1.     When Adam sinned, we all sinned in him representatively, and we all became sinners (v. 12). Adam’s sin was legally charged and imputed to all the human race. “All have sinned.” Adam’s sinful, depraved nature is passed to all his descendants by natural generation.

 

2.     Death and the sentence of death passed upon all men, because “all have sinned.” “The wages of sin is death.” When Adam sinned, we all died spiritually. We are all dying physically.
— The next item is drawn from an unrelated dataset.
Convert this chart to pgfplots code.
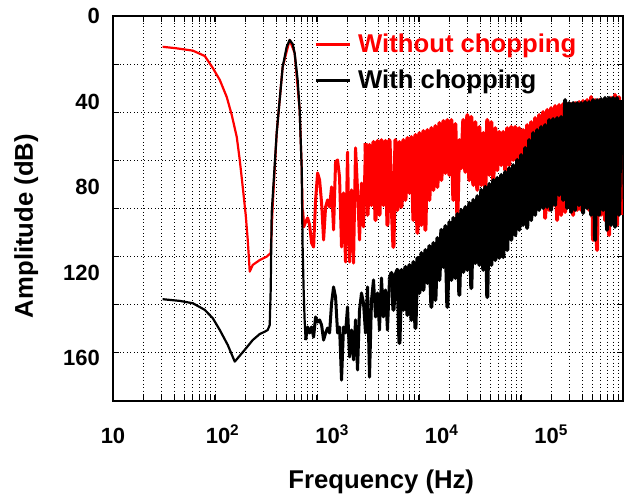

We are all subject to eternal death.

 

3.     In verses 18-21, the Holy Spirit tells us that the sin and fall of our father Adam, as it prefigured it, also made a way for the display of God’s glorious, super-abounding grace in and through the Lord Jesus Christ.

 

Had there been no fall, there would have been no recovery. Had there been no ruin, there would have been no redemption. Had there been no sin, there would have been no Savior. Had there been no Savior, there would have been no such songs as these…

 

“There is a fountain filled with blood

Drawn from Immanuel’s veins;

And sinners plunged beneath that flood

Lose all their guilty stains!”

___________________

 

“Amazing grace! How sweet the sound!

That saved a wretch like me!

I once was lost, but now am found,

Was blind, but now I see!.”

____________________

 

 

"Unto him that loved us, and washed us from our sins in his own blood,  And hath made us kings and priests unto God and his Father; to him be glory and dominion for ever and ever. Amen.   Thou art worthy to take the book, and to open the seals thereof: for thou wast slain, and hast redeemed us to God by thy blood out of every kindred, and tongue, and people, and nation;  And hast made us unto our God kings and priests: and we shall reign on the earth."

 

When we consider the sin and fall of our father Adam, and the consequences of it, we ought to bow before the throne of our great God in worshipful reverence, and say, with the apostle Paul, -- "O the depth of the riches both of the wisdom and knowledge of God! how unsearchable are his judgments, and his ways past finding out!  For who hath known the mind of the Lord? or who hath been his counsellor?  Or who hath first given to him, and it shall be recompensed unto him again?  For of him, and through him, and to him, are all things: to whom be glory for ever. Amen."